Why not? Because this problem is far more about policy choices than it is about legal fixes. The government has impaled itself, since the outset, on two contradictory objectives – to avoid a hard border between the two parts of Ireland, and to do so while quitting the EU’s single market and customs union so it can operate an independent trade policy. Now that inbuilt contradiction is coming home to roost. Yet the government remains in a state of denial over whether it even exists – hence the search for a magic technological solution which will simply make it vanish.
The simplest solution to the contradiction lies in negotiating a customs union with the EU and in maintaining the degree of regulatory alignment needed to avoid border checks. The customs union remedy was voted for again this week by the House of Lords, against government opposition, in an amendment to the Trade Bill. That means it will necessarily come back to the Commons for décision in the near future.
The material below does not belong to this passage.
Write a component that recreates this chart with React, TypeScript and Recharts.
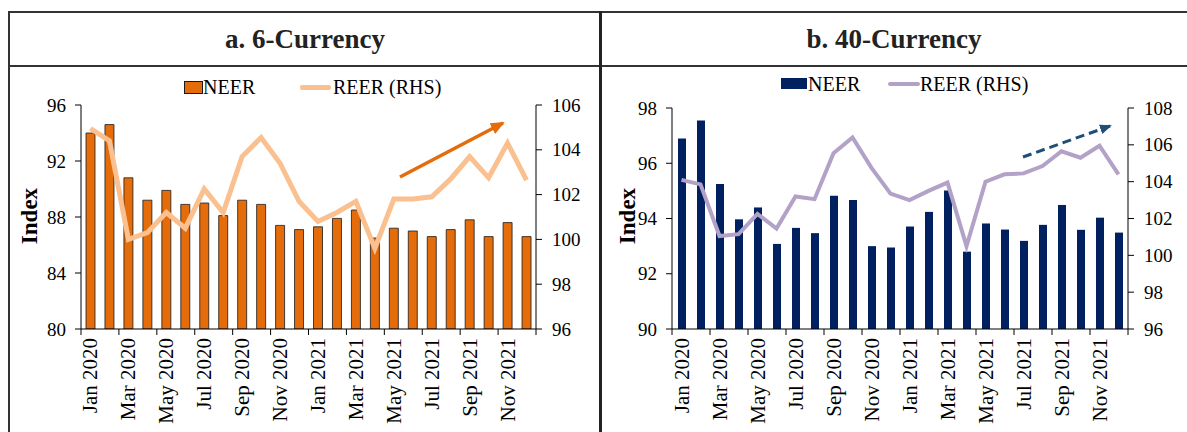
import React from 'react';
import { ComposedChart, Bar, Line, XAxis, YAxis } from 'recharts';

const months = [
  'Jan 2020', 'Feb 2020', 'Mar 2020', 'Apr 2020', 'May 2020', 'Jun 2020',
  'Jul 2020', 'Aug 2020', 'Sep 2020', 'Oct 2020', 'Nov 2020', 'Dec 2020',
  'Jan 2021', 'Feb 2021', 'Mar 2021', 'Apr 2021', 'May 2021', 'Jun 2021',
  'Jul 2021', 'Aug 2021', 'Sep 2021', 'Oct 2021', 'Nov 2021', 'Dec 2021',
];

// a. 6-Currency
const neer6 = [94.0, 94.6, 90.8, 89.2, 89.9, 88.9, 89.0, 88.1, 89.2, 88.9, 87.4, 87.1,
  87.3, 87.9, 88.5, 86.5, 87.2, 87.0, 86.6, 87.1, 87.8, 86.6, 87.6, 86.6];
const reer6 = [104.95, 104.4, 100.0, 100.3, 101.2, 100.5, 102.25, 101.2, 103.7, 104.55, 103.4, 101.7,
  100.8, 101.2, 101.7, 99.6, 101.8, 101.8, 101.9, 102.7, 103.7, 102.75, 104.3, 102.65];

// b. 40-Currency
const neer40 = [96.9, 97.55, 95.25, 93.97, 94.4, 93.08, 93.66, 93.47, 94.82, 94.67, 93.0, 92.95,
  93.71, 94.24, 95.01, 92.8, 93.82, 93.6, 93.19, 93.77, 94.49, 93.59, 94.03, 93.49];
const reer40 = [104.1, 103.85, 101.05, 101.15, 102.25, 101.45, 103.2, 103.05, 105.55, 106.4, 104.75, 103.35,
  103.0, 103.5, 103.95, 100.5, 104.0, 104.4, 104.45, 104.85, 105.65, 105.3, 105.95, 104.4];

const leftTicks6 = [80, 84, 88, 92, 96];
const rightTicks6 = [96, 98, 100, 102, 104, 106];
const leftTicks40 = [90, 92, 94, 96, 98];
const rightTicks40 = [96, 98, 100, 102, 104, 106, 108];

const FONT = '"Liberation Serif", "Times New Roman", serif';
const H = 432;
const AXIS_Y = 329;
const LINE_COLOR = '#333';

type PanelProps = {
  left: number;
  width: number;
  plotLeft: number;
  plotRight: number;
  plotTop: number;
  neer: number[];
  reer: number[];
  leftTicks: number[];
  rightTicks: number[];
  barColor: string;
  barStroke?: string;
  barSize: number;
  lineColor: string;
  lineWidth: number;
};

const valueTick = (props: any) => (
  <text
    x={props.x}
    y={props.y}
    textAnchor={props.textAnchor}
    dominantBaseline="central"
    fontSize={19}
    fontFamily={FONT}
    fill="#000"
  >
    {props.payload.value}
  </text>
);

function Panel(p: PanelProps) {
  const data = months.map((m, i) => ({ month: m, neer: p.neer[i], reer: p.reer[i] }));
  const band = (p.plotRight - p.plotLeft) / months.length;

  // month labels every 2nd category, tick marks sit on the category boundaries
  const monthTick = (props: any) => {
    const { x, payload } = props;
    const bx = x - band / 2;
    const isLast = payload.value === months[months.length - 2];
    return (
      <g>
        <line x1={bx} x2={bx} y1={AXIS_Y} y2={AXIS_Y + 6} stroke="#000" />
        {isLast && <line x1={bx + band * 2} x2={bx + band * 2} y1={AXIS_Y} y2={AXIS_Y + 6} stroke="#000" />}
        <text
          x={x}
          y={AXIS_Y + 9}
          transform={`rotate(-90, ${x}, ${AXIS_Y + 9})`}
          textAnchor="end"
          dominantBaseline="central"
          fontSize={21}
          fontFamily={FONT}
          fill="#000"
        >
          {payload.value}
        </text>
      </g>
    );
  };

  return (
    <div style={{ position: 'absolute', left: p.left, top: 0, fontFamily: FONT }}>
      <ComposedChart
        width={p.width}
        height={H}
        data={data}
        margin={{ top: p.plotTop, right: 0, bottom: 0, left: 0 }}
        barCategoryGap={0}
      >
        <XAxis
          dataKey="month"
          interval={1}
          height={H - AXIS_Y}
          tickLine={false}
          axisLine={{ stroke: '#000' }}
          tick={monthTick}
        />
        <YAxis
          yAxisId="left"
          orientation="left"
          width={p.plotLeft}
          domain={[p.leftTicks[0], p.leftTicks[p.leftTicks.length - 1]]}
          ticks={p.leftTicks}
          tick={valueTick}
          tickSize={6}
          tickMargin={9}
          axisLine={{ stroke: '#000' }}
          tickLine={{ stroke: '#000' }}
          allowDataOverflow
        />
        <YAxis
          yAxisId="right"
          orientation="right"
          width={p.width - p.plotRight}
          domain={[p.rightTicks[0], p.rightTicks[p.rightTicks.length - 1]]}
          ticks={p.rightTicks}
          tick={valueTick}
          tickSize={6}
          tickMargin={10}
          axisLine={{ stroke: '#000' }}
          tickLine={{ stroke: '#000' }}
          allowDataOverflow
        />
        <Bar
          yAxisId="left"
          dataKey="neer"
          fill={p.barColor}
          stroke={p.barStroke}
          strokeWidth={p.barStroke ? 0.8 : 0}
          barSize={p.barSize}
          isAnimationActive={false}
        />
        <Line
          yAxisId="right"
          dataKey="reer"
          type="linear"
          stroke={p.lineColor}
          strokeWidth={p.lineWidth}
          dot={false}
          activeDot={false}
          isAnimationActive={false}
        />
      </ComposedChart>
    </div>
  );
}

const legendText: React.CSSProperties = {
  position: 'absolute',
  fontFamily: FONT,
  fontSize: 20,
  color: '#000',
  lineHeight: '20px',
  whiteSpace: 'nowrap',
};

export default function App() {
  return (
    <div style={{ position: 'absolute', left: 0, top: 0, width: 1187, height: H, overflow: 'hidden', background: '#fff' }}>
      <Panel
        left={0}
        width={600}
        plotLeft={81}
        plotRight={536}
        plotTop={105}
        neer={neer6}
        reer={reer6}
        leftTicks={leftTicks6}
        rightTicks={rightTicks6}
        barColor="#E46C0A"
        barStroke="#1a1a1a"
        barSize={9}
        lineColor="#FAC090"
        lineWidth={5}
      />
      <Panel
        left={600}
        width={587}
        plotLeft={72}
        plotRight={528}
        plotTop={108}
        neer={neer40}
        reer={reer40}
        leftTicks={leftTicks40}
        rightTicks={rightTicks40}
        barColor="#002060"
        barSize={8}
        lineColor="#B3A2C7"
        lineWidth={4}
      />

      {/* titles */}
      <div style={{ position: 'absolute', left: 10, top: 12, width: 590, height: 54, display: 'flex', alignItems: 'center', justifyContent: 'center', fontFamily: FONT, fontWeight: 'bold', fontSize: 27, color: '#222' }}>
        a. 6-Currency
      </div>
      <div style={{ position: 'absolute', left: 601, top: 12, width: 586, height: 54, display: 'flex', alignItems: 'center', justifyContent: 'center', fontFamily: FONT, fontWeight: 'bold', fontSize: 27, color: '#222' }}>
        b. 40-Currency
      </div>

      {/* legends */}
      <div style={{ position: 'absolute', left: 184, top: 81, width: 17, height: 11, background: '#E46C0A', border: '1px solid #1a1a1a' }} />
      <div style={{ ...legendText, left: 203, top: 77 }}>NEER</div>
      <div style={{ position: 'absolute', left: 300, top: 85, width: 31, height: 5, background: '#FAC090', borderRadius: 2 }} />
      <div style={{ ...legendText, left: 333, top: 77 }}>REER (RHS)</div>

      <div style={{ position: 'absolute', left: 781, top: 78, width: 26, height: 11, background: '#002060' }} />
      <div style={{ ...legendText, left: 808, top: 74 }}>NEER</div>
      <div style={{ position: 'absolute', left: 888, top: 82, width: 32, height: 4, background: '#B3A2C7', borderRadius: 2 }} />
      <div style={{ ...legendText, left: 920, top: 74 }}>REER (RHS)</div>

      <svg width={1187} height={H} style={{ position: 'absolute', left: 0, top: 0, pointerEvents: 'none' }}>
        <defs>
          <marker id="headA" markerUnits="userSpaceOnUse" markerWidth={14} markerHeight={12} refX={12} refY={6} orient="auto">
            <path d="M0,0 L14,6 L0,12 z" fill="#E46C0A" />
          </marker>
          <marker id="headB" markerUnits="userSpaceOnUse" markerWidth={12} markerHeight={10} refX={10} refY={5} orient="auto">
            <path d="M0,0 L12,5 L0,10 z" fill="#1F4E79" />
          </marker>
        </defs>

        {/* table frame */}
        <line x1={9} x2={1187} y1={12} y2={12} stroke={LINE_COLOR} strokeWidth={2} />
        <line x1={9} x2={1187} y1={66} y2={66} stroke={LINE_COLOR} strokeWidth={2} />
        <line x1={9} x2={9} y1={11} y2={H} stroke={LINE_COLOR} strokeWidth={2} />
        <line x1={600.5} x2={600.5} y1={11} y2={H} stroke="#222" strokeWidth={3} />

        {/* axis titles */}
        <text x={29} y={216} transform="rotate(-90, 29, 216)" textAnchor="middle" dominantBaseline="central" fontFamily={FONT} fontWeight="bold" fontSize={23} fill="#000">Index</text>
        <text x={627} y={216} transform="rotate(-90, 627, 216)" textAnchor="middle" dominantBaseline="central" fontFamily={FONT} fontWeight="bold" fontSize={23} fill="#000">Index</text>

        {/* trend arrows */}
        <line x1={400} y1={177} x2={503} y2={123} stroke="#E46C0A" strokeWidth={3.5} markerEnd="url(#headA)" />
        <line x1={1023} y1={157} x2={1110} y2={126} stroke="#1F4E79" strokeWidth={3} strokeDasharray="9 5" markerEnd="url(#headB)" />
      </svg>
    </div>
  );
}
But this solution is being sacrificed on the altar of the Brexiters’ fixation, despite all the evidence that, even in the most optimistic of scenarios, we will not be able to compensate for the loss of frictionless trade with the EU, by new market access elsewhere.
Next week, when all these issues come back to Parliament, there will be important decisions to be taken. If the prime minister’s deal, however tweaked, fails to gain a majority, as it deserves not to do, then other possibilities, including giving the electorate a say in whatever solution does then emerge, will come to the fore.